Latest on mold issue in Wilmington Housing Authority public housing communities
WILMINGTON, NC (WWAY) — The Wilmington Housing Authority gave an update on Monday, January 9, to New Hanover County Commissioners on mold issues in the city’s public housing communities.
They also provided an update on residents displaced by the problem.
Wilmington Housing Authority Executive Director Tyrone Garrett says ninety displaced families have been placed in permanent homes, either returned to their original public housing unit, or have chosen a housing choice voucher and are living in a market rate unit.
The majority of the mold remediation is being done at Creekwood.

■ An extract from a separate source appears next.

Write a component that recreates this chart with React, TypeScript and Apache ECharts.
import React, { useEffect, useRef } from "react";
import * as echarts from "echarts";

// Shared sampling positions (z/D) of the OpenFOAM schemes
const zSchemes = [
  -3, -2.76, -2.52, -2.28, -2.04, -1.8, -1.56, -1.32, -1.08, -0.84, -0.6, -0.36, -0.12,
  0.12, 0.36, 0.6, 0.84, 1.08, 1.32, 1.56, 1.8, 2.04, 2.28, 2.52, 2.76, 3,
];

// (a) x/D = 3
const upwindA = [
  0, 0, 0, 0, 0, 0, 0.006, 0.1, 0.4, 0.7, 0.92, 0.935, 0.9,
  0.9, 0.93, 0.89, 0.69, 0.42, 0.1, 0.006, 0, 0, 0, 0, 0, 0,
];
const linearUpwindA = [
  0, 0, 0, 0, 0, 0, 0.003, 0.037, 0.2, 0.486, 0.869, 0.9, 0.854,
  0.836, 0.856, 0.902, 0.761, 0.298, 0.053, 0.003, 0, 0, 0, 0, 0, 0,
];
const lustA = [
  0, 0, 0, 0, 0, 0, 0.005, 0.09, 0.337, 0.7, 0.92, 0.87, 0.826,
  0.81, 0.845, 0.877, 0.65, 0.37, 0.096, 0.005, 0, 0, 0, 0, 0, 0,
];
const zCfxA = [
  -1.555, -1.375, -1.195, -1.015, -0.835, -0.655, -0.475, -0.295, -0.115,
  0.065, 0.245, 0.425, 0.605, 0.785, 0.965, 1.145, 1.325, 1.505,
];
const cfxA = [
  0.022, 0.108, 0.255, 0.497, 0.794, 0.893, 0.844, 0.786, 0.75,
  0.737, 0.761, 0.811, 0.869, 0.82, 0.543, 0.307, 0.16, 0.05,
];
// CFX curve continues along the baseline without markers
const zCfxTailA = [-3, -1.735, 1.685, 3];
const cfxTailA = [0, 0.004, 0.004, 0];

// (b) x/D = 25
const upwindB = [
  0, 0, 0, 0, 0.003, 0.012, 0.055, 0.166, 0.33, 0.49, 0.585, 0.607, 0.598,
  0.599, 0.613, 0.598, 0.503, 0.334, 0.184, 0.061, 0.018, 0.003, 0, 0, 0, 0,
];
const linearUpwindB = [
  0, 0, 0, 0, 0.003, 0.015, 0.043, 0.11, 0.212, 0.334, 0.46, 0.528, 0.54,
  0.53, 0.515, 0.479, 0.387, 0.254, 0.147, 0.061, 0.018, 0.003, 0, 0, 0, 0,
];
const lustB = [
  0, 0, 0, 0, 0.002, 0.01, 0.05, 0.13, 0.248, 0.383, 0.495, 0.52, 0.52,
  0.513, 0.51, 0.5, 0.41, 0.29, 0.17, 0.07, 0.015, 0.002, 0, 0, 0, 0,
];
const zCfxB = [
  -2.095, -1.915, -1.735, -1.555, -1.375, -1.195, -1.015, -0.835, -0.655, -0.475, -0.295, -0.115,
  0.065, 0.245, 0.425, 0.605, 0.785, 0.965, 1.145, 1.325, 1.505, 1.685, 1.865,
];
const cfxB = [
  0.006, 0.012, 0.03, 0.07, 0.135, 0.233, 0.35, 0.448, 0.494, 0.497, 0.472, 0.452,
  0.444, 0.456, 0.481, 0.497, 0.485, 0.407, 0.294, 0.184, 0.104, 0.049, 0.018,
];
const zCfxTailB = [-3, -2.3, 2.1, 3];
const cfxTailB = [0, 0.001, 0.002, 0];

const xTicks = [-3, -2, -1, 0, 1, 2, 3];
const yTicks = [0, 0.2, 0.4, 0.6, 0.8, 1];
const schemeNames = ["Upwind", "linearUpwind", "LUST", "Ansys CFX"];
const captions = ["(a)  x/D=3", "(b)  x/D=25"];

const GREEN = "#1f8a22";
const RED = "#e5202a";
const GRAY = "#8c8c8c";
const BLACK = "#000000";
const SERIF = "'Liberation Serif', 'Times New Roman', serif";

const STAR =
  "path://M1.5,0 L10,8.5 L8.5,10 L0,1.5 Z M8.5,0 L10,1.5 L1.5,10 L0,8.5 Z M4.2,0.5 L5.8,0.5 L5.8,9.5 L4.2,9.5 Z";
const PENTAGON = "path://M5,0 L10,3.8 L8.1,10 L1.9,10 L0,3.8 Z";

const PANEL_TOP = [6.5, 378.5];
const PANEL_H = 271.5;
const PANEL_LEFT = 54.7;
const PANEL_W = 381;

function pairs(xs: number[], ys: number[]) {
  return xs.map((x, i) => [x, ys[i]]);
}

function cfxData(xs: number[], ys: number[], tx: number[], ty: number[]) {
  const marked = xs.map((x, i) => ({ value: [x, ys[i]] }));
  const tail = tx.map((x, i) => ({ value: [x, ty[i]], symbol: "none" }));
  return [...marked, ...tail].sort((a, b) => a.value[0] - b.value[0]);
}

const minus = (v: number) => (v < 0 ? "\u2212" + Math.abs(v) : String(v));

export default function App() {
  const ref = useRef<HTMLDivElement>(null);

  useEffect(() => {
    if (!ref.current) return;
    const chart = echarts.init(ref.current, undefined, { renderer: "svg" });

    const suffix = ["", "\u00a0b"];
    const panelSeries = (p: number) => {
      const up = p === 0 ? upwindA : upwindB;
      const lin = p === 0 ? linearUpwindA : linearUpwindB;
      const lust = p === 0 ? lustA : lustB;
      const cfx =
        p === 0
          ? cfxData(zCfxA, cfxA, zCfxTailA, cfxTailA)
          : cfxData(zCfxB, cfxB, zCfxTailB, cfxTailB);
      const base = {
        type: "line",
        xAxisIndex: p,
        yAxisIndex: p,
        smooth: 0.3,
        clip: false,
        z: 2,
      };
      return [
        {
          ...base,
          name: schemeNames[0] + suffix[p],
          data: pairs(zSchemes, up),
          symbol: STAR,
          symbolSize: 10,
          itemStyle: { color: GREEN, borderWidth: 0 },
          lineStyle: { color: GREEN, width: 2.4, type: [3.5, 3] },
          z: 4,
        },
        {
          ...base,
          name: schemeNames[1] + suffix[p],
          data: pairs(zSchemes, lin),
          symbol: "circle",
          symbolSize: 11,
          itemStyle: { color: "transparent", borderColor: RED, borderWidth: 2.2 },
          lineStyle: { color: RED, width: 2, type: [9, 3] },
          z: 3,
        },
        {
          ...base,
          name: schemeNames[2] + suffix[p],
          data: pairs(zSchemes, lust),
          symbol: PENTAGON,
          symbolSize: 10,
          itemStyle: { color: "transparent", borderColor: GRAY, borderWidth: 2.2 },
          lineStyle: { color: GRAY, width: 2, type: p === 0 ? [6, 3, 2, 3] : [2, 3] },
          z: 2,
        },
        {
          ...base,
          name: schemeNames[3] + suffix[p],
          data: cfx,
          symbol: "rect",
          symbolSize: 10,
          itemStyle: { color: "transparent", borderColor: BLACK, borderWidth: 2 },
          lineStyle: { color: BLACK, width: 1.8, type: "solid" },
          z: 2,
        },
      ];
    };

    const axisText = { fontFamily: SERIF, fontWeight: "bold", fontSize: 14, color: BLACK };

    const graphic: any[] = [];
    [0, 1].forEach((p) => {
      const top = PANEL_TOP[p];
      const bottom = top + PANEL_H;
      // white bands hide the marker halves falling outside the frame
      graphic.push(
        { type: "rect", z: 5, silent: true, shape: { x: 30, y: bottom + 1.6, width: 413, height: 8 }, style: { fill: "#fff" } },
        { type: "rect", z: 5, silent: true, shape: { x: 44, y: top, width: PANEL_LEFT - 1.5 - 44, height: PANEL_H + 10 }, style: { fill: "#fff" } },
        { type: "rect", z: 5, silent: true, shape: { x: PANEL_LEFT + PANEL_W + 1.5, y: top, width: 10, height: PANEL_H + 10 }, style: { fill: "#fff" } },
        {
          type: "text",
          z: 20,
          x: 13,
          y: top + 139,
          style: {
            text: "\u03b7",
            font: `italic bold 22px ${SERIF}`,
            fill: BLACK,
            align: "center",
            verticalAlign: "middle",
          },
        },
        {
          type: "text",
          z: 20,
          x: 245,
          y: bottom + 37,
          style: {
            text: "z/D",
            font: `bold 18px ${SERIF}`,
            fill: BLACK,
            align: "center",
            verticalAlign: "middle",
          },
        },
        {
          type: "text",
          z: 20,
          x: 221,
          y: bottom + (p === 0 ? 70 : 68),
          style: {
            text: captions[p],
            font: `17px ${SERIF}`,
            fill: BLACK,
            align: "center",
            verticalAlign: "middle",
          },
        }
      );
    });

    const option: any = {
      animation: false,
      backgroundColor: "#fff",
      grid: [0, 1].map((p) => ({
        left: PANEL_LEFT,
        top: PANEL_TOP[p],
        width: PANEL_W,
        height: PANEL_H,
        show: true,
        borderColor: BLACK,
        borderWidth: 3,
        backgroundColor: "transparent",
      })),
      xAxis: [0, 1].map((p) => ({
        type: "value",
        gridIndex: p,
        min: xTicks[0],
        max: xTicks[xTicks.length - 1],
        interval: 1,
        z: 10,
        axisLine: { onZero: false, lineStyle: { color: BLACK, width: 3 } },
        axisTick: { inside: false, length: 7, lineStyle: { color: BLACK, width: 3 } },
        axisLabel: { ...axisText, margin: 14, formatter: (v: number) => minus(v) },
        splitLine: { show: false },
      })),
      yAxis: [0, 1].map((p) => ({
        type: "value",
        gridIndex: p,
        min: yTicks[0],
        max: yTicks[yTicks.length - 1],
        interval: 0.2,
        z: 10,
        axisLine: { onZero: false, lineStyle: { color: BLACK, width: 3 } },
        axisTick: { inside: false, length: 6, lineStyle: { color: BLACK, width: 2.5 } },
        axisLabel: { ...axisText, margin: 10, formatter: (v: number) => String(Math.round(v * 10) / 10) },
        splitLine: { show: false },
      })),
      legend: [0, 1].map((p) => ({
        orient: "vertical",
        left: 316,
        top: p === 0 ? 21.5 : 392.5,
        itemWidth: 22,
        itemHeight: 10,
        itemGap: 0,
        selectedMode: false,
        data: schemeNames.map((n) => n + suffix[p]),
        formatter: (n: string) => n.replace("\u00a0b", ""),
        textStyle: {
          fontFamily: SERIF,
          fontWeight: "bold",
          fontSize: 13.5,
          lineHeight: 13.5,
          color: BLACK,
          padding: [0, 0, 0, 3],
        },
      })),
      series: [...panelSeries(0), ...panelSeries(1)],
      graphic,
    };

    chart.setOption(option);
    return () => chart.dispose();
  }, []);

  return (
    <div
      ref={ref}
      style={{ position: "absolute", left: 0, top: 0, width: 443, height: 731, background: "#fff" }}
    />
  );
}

There are also 24 units at Woodbridge that still need to be repaired.
WHA plans to start working on the Woodbridge units in the next two to three months, with another source of funding.
“I think the progress that we’ve actually made, if you really take a step back and think about where we were –just in August, where we still had 150 families outside their unit with no real plan of them actually returning and then we were able to get things started, create a new scope of work and have –you know, 90 families in a permanent residence as we speak right now, I think it shows that the effort of the housing authority over the last six months,” said Tyrone Garrett, Wilmington Housing Authority executive director.
The Wilmington Housing Authority hopes to have all of its residents out of temporary housing at a hotel by the spring.